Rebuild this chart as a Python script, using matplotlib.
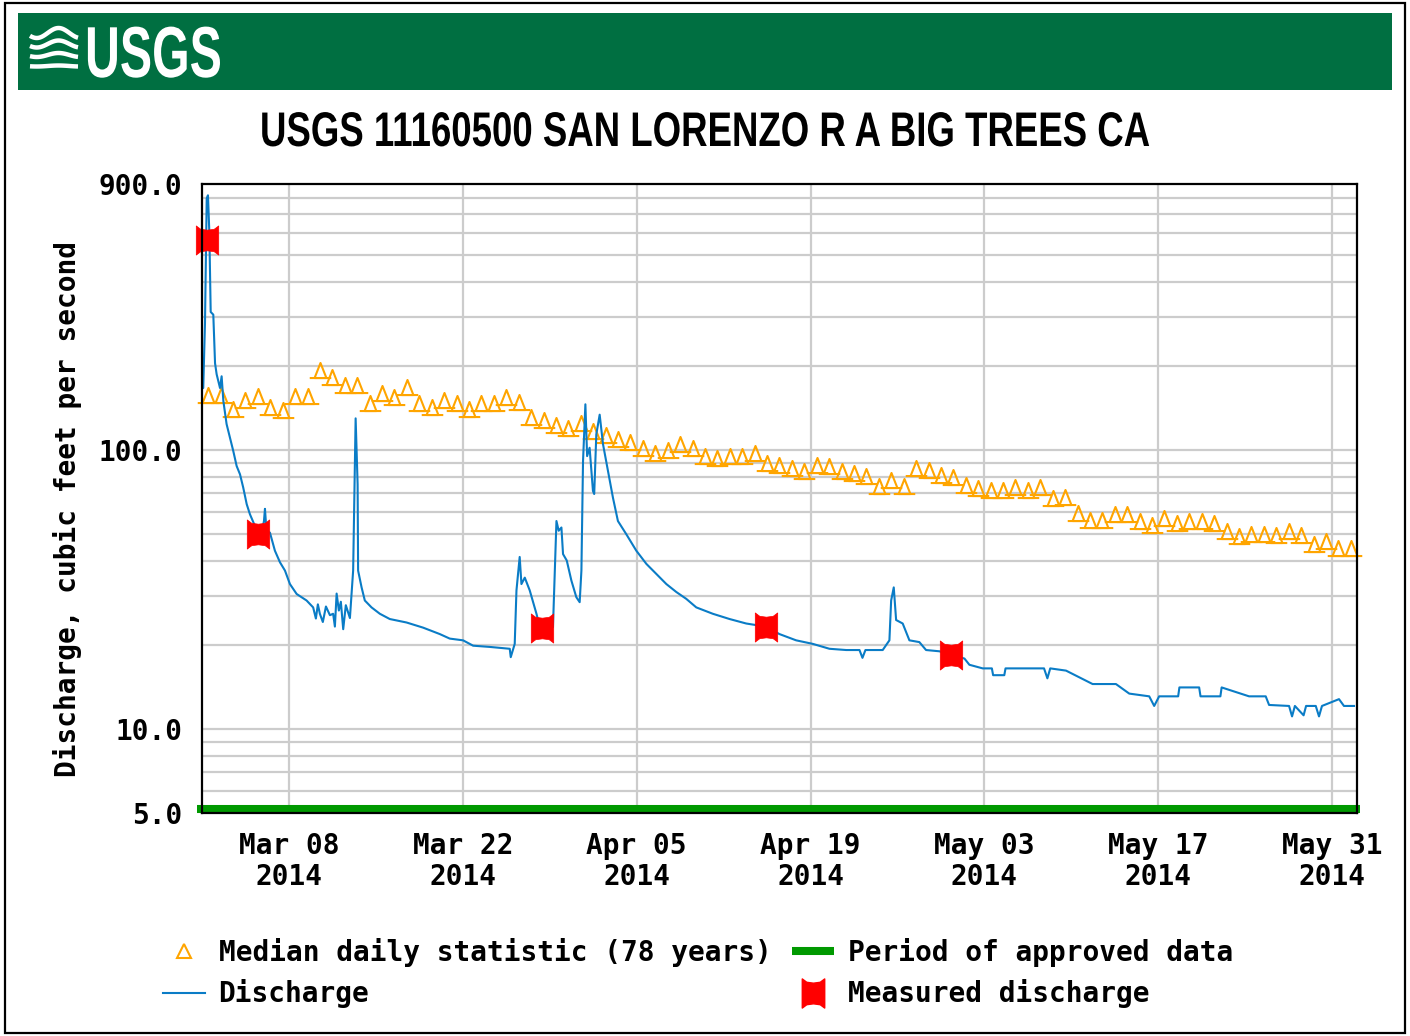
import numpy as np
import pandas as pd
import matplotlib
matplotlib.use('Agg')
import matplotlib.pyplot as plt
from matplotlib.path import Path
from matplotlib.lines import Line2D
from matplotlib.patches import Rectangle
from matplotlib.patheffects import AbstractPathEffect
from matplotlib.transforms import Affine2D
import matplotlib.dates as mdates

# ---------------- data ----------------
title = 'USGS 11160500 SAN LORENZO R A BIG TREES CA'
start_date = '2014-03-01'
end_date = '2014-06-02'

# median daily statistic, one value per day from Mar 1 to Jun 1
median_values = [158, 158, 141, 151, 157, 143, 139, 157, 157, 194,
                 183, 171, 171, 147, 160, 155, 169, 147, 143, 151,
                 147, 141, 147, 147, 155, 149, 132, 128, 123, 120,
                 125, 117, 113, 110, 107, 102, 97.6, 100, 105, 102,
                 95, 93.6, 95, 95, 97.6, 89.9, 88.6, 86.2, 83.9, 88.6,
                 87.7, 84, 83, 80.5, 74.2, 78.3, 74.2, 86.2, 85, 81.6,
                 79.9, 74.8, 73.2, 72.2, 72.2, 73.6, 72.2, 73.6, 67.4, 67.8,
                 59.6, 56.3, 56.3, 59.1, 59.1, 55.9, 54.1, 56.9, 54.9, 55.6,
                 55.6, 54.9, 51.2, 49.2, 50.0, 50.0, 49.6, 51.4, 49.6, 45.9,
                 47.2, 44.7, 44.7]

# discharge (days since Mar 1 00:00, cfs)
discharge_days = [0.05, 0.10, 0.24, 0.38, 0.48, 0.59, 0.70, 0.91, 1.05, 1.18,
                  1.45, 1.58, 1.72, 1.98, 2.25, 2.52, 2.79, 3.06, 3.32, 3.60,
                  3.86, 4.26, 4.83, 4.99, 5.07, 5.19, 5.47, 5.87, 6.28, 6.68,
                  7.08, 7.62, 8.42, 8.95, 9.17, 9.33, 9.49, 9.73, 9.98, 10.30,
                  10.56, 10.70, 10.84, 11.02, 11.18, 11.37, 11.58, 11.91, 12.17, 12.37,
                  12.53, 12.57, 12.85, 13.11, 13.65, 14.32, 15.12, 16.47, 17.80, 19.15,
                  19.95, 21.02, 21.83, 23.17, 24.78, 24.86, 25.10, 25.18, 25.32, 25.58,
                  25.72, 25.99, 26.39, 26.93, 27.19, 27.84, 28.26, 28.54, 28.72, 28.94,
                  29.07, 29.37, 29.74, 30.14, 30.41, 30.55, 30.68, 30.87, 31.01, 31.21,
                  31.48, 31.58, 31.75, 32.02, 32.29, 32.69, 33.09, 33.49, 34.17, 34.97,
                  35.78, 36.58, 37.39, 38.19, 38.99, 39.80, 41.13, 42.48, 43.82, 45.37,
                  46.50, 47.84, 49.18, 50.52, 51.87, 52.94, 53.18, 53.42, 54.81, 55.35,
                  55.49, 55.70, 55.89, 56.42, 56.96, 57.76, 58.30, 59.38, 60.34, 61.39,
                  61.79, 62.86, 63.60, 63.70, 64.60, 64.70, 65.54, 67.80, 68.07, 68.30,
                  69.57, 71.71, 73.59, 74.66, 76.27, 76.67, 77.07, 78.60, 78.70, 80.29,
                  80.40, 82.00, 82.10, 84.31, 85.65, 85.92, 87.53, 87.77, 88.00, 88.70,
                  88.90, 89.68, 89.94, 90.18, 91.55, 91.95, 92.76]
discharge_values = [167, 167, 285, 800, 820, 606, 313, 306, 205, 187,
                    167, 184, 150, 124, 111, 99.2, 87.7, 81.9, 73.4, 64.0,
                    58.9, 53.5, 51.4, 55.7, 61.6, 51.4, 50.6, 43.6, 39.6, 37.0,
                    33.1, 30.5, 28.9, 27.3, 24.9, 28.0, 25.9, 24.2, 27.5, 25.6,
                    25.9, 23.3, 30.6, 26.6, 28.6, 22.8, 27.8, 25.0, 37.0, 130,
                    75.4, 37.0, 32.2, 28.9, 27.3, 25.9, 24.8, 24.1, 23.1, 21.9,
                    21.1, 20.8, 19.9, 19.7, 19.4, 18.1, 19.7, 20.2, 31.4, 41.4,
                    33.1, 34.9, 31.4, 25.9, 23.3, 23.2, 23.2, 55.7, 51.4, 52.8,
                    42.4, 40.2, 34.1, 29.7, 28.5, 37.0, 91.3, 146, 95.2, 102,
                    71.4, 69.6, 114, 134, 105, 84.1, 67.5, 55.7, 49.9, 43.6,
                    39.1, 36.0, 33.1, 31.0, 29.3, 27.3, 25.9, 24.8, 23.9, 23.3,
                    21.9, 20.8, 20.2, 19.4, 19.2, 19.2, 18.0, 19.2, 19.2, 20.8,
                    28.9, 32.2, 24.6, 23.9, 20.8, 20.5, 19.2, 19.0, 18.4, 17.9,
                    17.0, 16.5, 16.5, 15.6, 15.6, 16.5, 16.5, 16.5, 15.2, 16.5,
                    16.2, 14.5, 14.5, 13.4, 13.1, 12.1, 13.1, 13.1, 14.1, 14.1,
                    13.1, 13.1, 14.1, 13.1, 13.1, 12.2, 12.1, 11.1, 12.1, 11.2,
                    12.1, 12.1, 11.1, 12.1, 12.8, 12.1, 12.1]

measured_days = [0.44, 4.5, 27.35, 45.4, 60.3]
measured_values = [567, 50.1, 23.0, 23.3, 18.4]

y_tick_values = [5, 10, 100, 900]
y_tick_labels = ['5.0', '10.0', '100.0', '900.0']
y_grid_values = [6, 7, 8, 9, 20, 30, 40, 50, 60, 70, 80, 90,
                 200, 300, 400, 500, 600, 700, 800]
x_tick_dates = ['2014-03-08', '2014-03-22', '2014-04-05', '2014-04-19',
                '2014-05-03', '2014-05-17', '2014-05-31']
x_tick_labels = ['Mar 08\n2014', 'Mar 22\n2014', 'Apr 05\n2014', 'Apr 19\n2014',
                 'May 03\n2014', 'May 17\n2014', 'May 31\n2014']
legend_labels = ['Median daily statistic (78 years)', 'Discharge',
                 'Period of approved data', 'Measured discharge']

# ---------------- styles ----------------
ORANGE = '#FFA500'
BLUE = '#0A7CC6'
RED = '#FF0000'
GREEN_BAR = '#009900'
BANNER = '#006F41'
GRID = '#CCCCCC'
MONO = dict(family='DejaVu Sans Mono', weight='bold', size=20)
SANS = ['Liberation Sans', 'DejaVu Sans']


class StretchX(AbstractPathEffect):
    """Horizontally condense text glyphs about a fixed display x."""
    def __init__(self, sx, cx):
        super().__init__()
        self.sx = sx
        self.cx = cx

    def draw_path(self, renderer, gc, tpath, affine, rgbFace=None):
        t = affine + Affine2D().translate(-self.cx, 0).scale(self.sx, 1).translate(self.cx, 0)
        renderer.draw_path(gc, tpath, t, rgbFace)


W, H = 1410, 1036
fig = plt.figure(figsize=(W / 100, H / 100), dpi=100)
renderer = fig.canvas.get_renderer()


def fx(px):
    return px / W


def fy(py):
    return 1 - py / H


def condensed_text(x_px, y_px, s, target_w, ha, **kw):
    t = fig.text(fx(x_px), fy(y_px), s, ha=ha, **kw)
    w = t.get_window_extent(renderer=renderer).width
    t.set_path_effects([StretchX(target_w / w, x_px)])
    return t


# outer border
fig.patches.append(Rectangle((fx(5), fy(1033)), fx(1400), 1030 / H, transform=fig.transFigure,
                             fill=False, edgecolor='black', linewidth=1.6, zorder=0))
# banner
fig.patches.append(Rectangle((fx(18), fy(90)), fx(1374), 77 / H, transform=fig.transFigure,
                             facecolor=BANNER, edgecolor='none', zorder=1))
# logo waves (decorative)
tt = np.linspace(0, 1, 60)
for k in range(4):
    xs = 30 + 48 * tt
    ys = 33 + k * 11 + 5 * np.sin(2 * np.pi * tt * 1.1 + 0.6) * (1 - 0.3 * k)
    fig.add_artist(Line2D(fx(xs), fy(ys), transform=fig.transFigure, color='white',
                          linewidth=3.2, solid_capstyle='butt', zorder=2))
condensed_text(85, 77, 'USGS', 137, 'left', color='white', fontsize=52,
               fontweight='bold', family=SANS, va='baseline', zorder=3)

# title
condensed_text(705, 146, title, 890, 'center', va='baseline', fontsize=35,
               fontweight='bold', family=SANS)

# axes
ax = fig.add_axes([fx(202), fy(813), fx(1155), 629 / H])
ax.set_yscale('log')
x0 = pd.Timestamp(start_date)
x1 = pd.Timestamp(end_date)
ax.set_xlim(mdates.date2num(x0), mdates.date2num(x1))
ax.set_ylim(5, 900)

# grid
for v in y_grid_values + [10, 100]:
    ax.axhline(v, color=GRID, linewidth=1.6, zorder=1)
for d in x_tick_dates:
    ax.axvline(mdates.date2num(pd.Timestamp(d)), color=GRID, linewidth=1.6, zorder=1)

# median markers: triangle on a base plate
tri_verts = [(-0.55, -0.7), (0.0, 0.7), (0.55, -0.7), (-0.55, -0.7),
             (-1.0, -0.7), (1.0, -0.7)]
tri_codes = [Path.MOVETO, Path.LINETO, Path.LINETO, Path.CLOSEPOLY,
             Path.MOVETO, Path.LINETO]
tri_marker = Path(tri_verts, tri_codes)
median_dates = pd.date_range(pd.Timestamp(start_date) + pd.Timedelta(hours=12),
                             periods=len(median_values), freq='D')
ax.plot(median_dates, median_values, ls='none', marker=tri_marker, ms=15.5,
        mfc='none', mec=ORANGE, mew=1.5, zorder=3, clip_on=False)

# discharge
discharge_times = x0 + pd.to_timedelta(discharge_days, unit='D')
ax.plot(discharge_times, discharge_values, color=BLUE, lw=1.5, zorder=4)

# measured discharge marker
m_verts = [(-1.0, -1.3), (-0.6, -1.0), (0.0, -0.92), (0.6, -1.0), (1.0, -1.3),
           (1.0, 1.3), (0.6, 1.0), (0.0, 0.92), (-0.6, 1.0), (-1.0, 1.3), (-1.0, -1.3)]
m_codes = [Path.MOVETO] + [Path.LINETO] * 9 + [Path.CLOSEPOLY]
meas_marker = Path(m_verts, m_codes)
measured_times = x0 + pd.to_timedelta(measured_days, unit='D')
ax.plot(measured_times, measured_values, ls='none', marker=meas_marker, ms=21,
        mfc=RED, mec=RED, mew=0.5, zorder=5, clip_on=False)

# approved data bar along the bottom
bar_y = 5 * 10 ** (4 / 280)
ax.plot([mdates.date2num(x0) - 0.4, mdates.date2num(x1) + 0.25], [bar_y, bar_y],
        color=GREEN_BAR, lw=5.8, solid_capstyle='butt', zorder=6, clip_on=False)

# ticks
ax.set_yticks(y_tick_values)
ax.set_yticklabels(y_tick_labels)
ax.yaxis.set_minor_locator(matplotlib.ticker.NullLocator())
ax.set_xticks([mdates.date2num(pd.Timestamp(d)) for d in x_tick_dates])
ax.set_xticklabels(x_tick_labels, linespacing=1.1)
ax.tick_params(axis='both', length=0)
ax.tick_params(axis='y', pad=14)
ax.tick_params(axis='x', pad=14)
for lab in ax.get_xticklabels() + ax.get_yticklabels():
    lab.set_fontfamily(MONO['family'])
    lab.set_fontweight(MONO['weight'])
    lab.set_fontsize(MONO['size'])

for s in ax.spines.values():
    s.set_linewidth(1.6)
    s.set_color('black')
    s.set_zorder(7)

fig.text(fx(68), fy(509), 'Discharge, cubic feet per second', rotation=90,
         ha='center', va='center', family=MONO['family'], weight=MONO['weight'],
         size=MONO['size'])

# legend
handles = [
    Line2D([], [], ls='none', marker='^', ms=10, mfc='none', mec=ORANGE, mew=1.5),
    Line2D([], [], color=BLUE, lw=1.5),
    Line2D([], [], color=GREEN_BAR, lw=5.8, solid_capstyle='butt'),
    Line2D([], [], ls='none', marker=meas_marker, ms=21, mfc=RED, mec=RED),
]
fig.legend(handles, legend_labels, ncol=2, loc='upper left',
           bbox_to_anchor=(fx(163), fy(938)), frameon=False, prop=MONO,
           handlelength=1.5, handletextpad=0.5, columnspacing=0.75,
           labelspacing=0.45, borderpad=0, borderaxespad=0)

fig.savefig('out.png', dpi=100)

- - -

§ **Written request**
Filter out every line that lacks the word "matplotlib", and copy the rest.

§ **Output**
Rebuild this chart as a Python script, using matplotlib.
import matplotlib
matplotlib.use('Agg')
import matplotlib.pyplot as plt
from matplotlib.path import Path
from matplotlib.lines import Line2D
from matplotlib.patches import Rectangle
from matplotlib.patheffects import AbstractPathEffect
from matplotlib.transforms import Affine2D
import matplotlib.dates as mdates
ax.yaxis.set_minor_locator(matplotlib.ticker.NullLocator())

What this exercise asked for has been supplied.